:: What this task involves ::
Exactly the lines from the line holding "Write a Python" to the line holding "h in range(24)]", both lines included, are to be echoed; pictures are not.

:: Recorded data ::
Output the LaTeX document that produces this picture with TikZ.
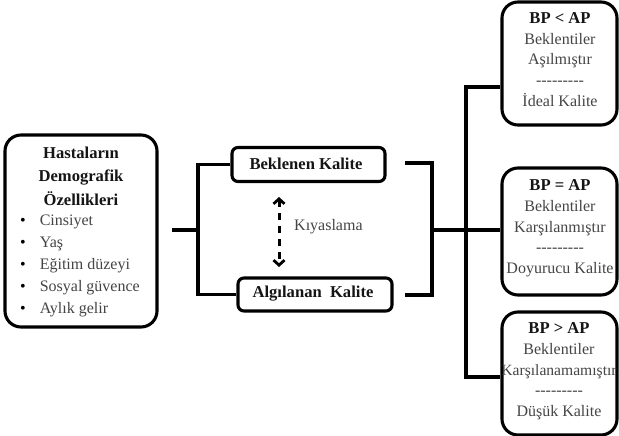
\documentclass[tikz,border=0pt]{standalone}
\usepackage{fontspec}
\setmainfont{Liberation Serif}
\usetikzlibrary{arrows.meta}
\definecolor{txtgray}{HTML}{454545}
\definecolor{txtdark}{HTML}{151515}
\tikzset{
  bigbox/.style={draw=black, line width=3.1pt, rounded corners=16pt, fill=white},
  smallbox/.style={draw=black, line width=3.1pt, rounded corners=6pt, fill=white},
  conn/.style={draw=black, line width=3.1pt},
  cmp/.style={draw=black, line width=3pt, dash pattern=on 7pt off 6pt,
    {Straight Barb[length=5pt,width=11pt,line width=2.8pt]}-{Straight Barb[length=5pt,width=11pt,line width=2.8pt]}},
  boldtxt/.style={text=txtdark, font=\fontsize{16.6}{20}\selectfont\bfseries, inner sep=0pt},
  grtxt/.style={text=txtgray, font=\fontsize{16}{20}\selectfont, inner sep=0pt},
  rtxt/.style={text=txtgray, font=\fontsize{16}{20.75}\selectfont, inner sep=0pt, anchor=base},
}
\newcommand{\bphead}[1]{{\fontsize{16.6}{20.75}\selectfont\bfseries\color{txtdark}#1}}
\newcommand{\dashrow}{-{}-{}-{}-{}-{}-{}-{}-{}-}
\begin{document}
\begin{tikzpicture}[x=1pt,y=-1pt]
\useasboundingbox (0,0) rectangle (619,436);

% left box
\node[bigbox, minimum width=152pt, minimum height=192pt] (demo) at (81,231) {};
\node[boldtxt, anchor=base] (demotitle) at (81,158)
  {\begin{tabular}[t]{@{}c@{}}Hastaların\\[3.5pt] Demografik\\[3.5pt] Özellikleri\end{tabular}};
\node[grtxt, anchor=base west] (demolist) at (20,225)
  {\renewcommand{\arraystretch}{1.1}\begin{tabular}[t]{@{}l@{\hspace{14pt}}l@{}}
   \textcolor{black}{•} & Cinsiyet\\
   \textcolor{black}{•} & Yaş\\
   \textcolor{black}{•} & Eğitim düzeyi\\
   \textcolor{black}{•} & Sosyal güvence\\
   \textcolor{black}{•} & Aylık gelir
   \end{tabular}};

% middle boxes
\node[smallbox, minimum width=153pt, minimum height=34pt] (bk) at (308.5,164.5) {};
\node[boldtxt] (bktxt) at (306,164) {Beklenen Kalite};
\node[smallbox, minimum width=154pt, minimum height=33pt] (al) at (315,294.5) {};
\node[boldtxt] (altxt) at (313,294) {Algılanan\ \ Kalite};

% comparison arrow
\coordinate (ka) at (279,197);
\coordinate (kb) at (279,267);
\draw[cmp] (ka) -- (kb);
\node[grtxt, anchor=west] (kiy) at (294,227) {Kıyaslama};

% right boxes
\node[bigbox, minimum width=115pt, minimum height=123pt] (top) at (559.5,63.5) {};
\node[rtxt] (toptxt) at (560,23.5) {\begin{tabular}[t]{@{}c@{}}
  \bphead{BP < AP}\\ Beklentiler\\ Aşılmıştır\\ \dashrow\\ İdeal Kalite
  \end{tabular}};

\node[bigbox, minimum width=115pt, minimum height=127pt] (mid) at (559.5,231.5) {};
\node[rtxt] (midtxt) at (560,190.5) {\begin{tabular}[t]{@{}c@{}}
  \bphead{BP = AP}\\ Beklentiler\\ Karşılanmıştır\\ \dashrow\\ Doyurucu Kalite
  \end{tabular}};

\node[bigbox, minimum width=115pt, minimum height=123pt] (bot) at (559.5,373.5) {};
\node[rtxt] (bottxt) at (559,333.5) {\begin{tabular}[t]{@{}c@{}}
  \bphead{BP > AP}\\ Beklentiler\\ {\fontsize{15.6}{20.75}\selectfont Karşılanamamıştır}\\ \dashrow\\ Düşük Kalite
  \end{tabular}};

% connectors
\coordinate (stub) at (172,230);
\coordinate (jl) at (198,230);
\draw[conn] (stub) -- (jl);
\draw[conn] (bk.west) -| (jl) |- (al.west);

\coordinate (rb1) at (405,163);
\coordinate (rb2) at (405,295);
\coordinate (jr) at (432,230);
\draw[conn] (rb1) -| (jr) |- (rb2);
\draw[conn] (jr) -- (jr -| mid.west);

\coordinate (tt) at (466,87);
\coordinate (tb) at (466,377);
\draw[conn] (tt -| top.west) -- (tt) -- (tb) -- (tb -| bot.west);
\end{tikzpicture}
\end{document}
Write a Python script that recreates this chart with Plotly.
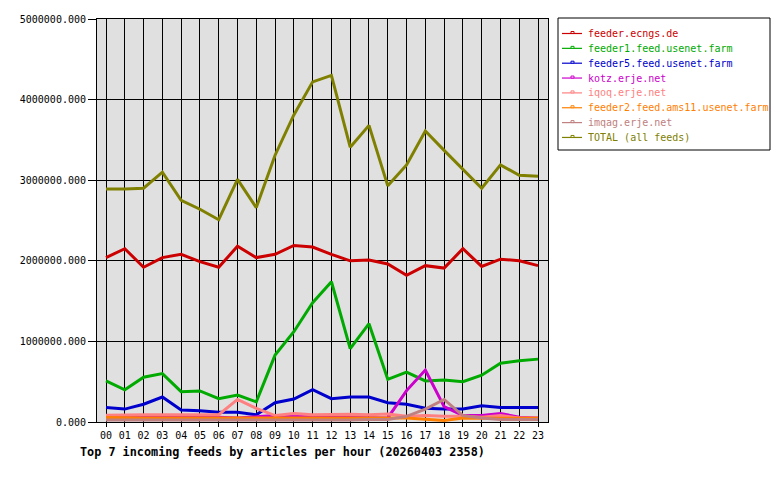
import plotly.graph_objects as go

hours = [f"{h:02d}" for h in range(24)]

feeder_ecngs = [2.04e6, 2.15e6, 1.92e6, 2.04e6, 2.08e6, 1.99e6, 1.92e6, 2.18e6, 2.04e6, 2.08e6, 2.19e6, 2.17e6,
                2.08e6, 2.00e6, 2.01e6, 1.96e6, 1.82e6, 1.94e6, 1.91e6, 2.15e6, 1.93e6, 2.02e6, 2.00e6, 1.94e6]
feeder1 = [0.51e6, 0.40e6, 0.555e6, 0.60e6, 0.376e6, 0.385e6, 0.29e6, 0.335e6, 0.25e6, 0.83e6, 1.12e6, 1.48e6,
           1.74e6, 0.91e6, 1.22e6, 0.53e6, 0.62e6, 0.51e6, 0.52e6, 0.50e6, 0.58e6, 0.73e6, 0.76e6, 0.78e6]
feeder5 = [0.18e6, 0.16e6, 0.22e6, 0.31e6, 0.15e6, 0.14e6, 0.12e6, 0.12e6, 0.09e6, 0.24e6, 0.285e6, 0.40e6,
           0.29e6, 0.31e6, 0.31e6, 0.24e6, 0.22e6, 0.17e6, 0.16e6, 0.16e6, 0.20e6, 0.18e6, 0.18e6, 0.18e6]
kotz = [0.055e6, 0.055e6, 0.06e6, 0.065e6, 0.06e6, 0.06e6, 0.06e6, 0.05e6, 0.065e6, 0.08e6, 0.07e6, 0.06e6,
        0.055e6, 0.055e6, 0.055e6, 0.05e6, 0.39e6, 0.645e6, 0.19e6, 0.08e6, 0.08e6, 0.105e6, 0.06e6, 0.05e6]
iqoq = [0.085e6, 0.09e6, 0.09e6, 0.09e6, 0.09e6, 0.085e6, 0.09e6, 0.28e6, 0.17e6, 0.08e6, 0.105e6, 0.09e6,
        0.095e6, 0.095e6, 0.09e6, 0.10e6, 0.07e6, 0.08e6, 0.07e6, 0.07e6, 0.06e6, 0.08e6, 0.05e6, 0.05e6]
feeder2 = [0.055e6, 0.05e6, 0.05e6, 0.05e6, 0.05e6, 0.05e6, 0.05e6, 0.05e6, 0.05e6, 0.05e6, 0.05e6, 0.05e6,
           0.05e6, 0.05e6, 0.05e6, 0.05e6, 0.05e6, 0.035e6, 0.02e6, 0.05e6, 0.045e6, 0.045e6, 0.045e6, 0.045e6]
imqag = [0.025e6, 0.025e6, 0.025e6, 0.025e6, 0.02e6, 0.025e6, 0.025e6, 0.025e6, 0.02e6, 0.025e6, 0.025e6, 0.025e6,
         0.025e6, 0.025e6, 0.03e6, 0.03e6, 0.07e6, 0.16e6, 0.28e6, 0.08e6, 0.05e6, 0.03e6, 0.03e6, 0.03e6]
total = [2.89e6, 2.89e6, 2.90e6, 3.10e6, 2.75e6, 2.64e6, 2.51e6, 3.01e6, 2.66e6, 3.31e6, 3.81e6, 4.22e6,
         4.30e6, 3.41e6, 3.68e6, 2.93e6, 3.19e6, 3.61e6, 3.37e6, 3.13e6, 2.90e6, 3.19e6, 3.06e6, 3.05e6]

names = ["feeder.ecngs.de", "feeder1.feed.usenet.farm", "feeder5.feed.usenet.farm", "kotz.erje.net",
         "iqoq.erje.net", "feeder2.feed.ams11.usenet.farm", "imqag.erje.net", "TOTAL (all feeds)"]
series = [feeder_ecngs, feeder1, feeder5, kotz, iqoq, feeder2, imqag, total]
colors = ["#cc0000", "#00aa00", "#0000cc", "#cc00cc", "#ff8080", "#ff8000", "#c08080", "#808000"]
y_ticks = [0, 1e6, 2e6, 3e6, 4e6, 5e6]
y_labels = ["0.000", "1000000.000", "2000000.000", "3000000.000", "4000000.000", "5000000.000"]
title = "Top 7 incoming feeds by articles per hour (20260403 2358)"

FONT = "DejaVu Sans Mono"

# plot-area geometry in pixels
L, R, T, B = 97, 548, 19, 422
W, H = 780, 480


def px(x):
    return (x - L) / (R - L)


def py(y):
    return (B - y) / (B - T)


fig = go.Figure()
for nm, ys, c in zip(names, series, colors):
    fig.add_trace(go.Scatter(x=list(range(24)), y=ys, name=nm, mode="lines",
                             line=dict(color=c, width=3), showlegend=False))

shapes = [dict(type="rect", xref="paper", yref="paper", x0=px(558), x1=px(770), y0=py(150), y1=py(18),
               line=dict(color="black", width=1), fillcolor="white")]
annotations = []
for i, (nm, c) in enumerate(zip(names, colors)):
    yc = 33.5 + i * 14.85
    shapes.append(dict(type="line", xref="paper", yref="paper", x0=px(562), x1=px(582),
                       y0=py(yc), y1=py(yc), line=dict(color=c, width=1.2)))
    shapes.append(dict(type="rect", xref="paper", yref="paper", x0=px(571), x1=px(574),
                       y0=py(yc), y1=py(yc - 2), line=dict(color=c, width=1), fillcolor="white"))
    annotations.append(dict(text=nm, x=px(586), y=py(yc), xref="paper", yref="paper",
                            xanchor="left", yanchor="middle", showarrow=False,
                            font=dict(family=FONT, size=10, color=c)))

annotations.append(dict(text="<b>" + title + "</b>", x=px(78), y=py(452), xref="paper", yref="paper",
                        xanchor="left", yanchor="middle", showarrow=False,
                        font=dict(family=FONT, size=11.8, color="black")))

fig.update_layout(
    width=W, height=H,
    margin=dict(l=L, r=W - R, t=T, b=H - B),
    paper_bgcolor="white", plot_bgcolor="#e0e0e0",
    font=dict(family=FONT, size=10, color="black"),
    showlegend=False,
    xaxis=dict(range=[-0.48, 23.53], tickvals=list(range(24)), ticktext=hours,
               showgrid=True, gridcolor="black", gridwidth=1, zeroline=False,
               showline=True, linecolor="black", linewidth=1, mirror=True,
               ticks="outside", ticklen=4, tickcolor="black", fixedrange=True),
    yaxis=dict(range=[0, 5e6], tickvals=y_ticks, ticktext=y_labels,
               showgrid=True, gridcolor="black", gridwidth=1, zeroline=False,
               showline=True, linecolor="black", linewidth=1, mirror=True,
               ticks="outside", ticklen=8, tickcolor="black", fixedrange=True),
    shapes=shapes,
    annotations=annotations,
)

fig.write_html("out.html")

:: Solution to this task ::
Write a Python script that recreates this chart with Plotly.
import plotly.graph_objects as go

hours = [f"{h:02d}" for h in range(24)]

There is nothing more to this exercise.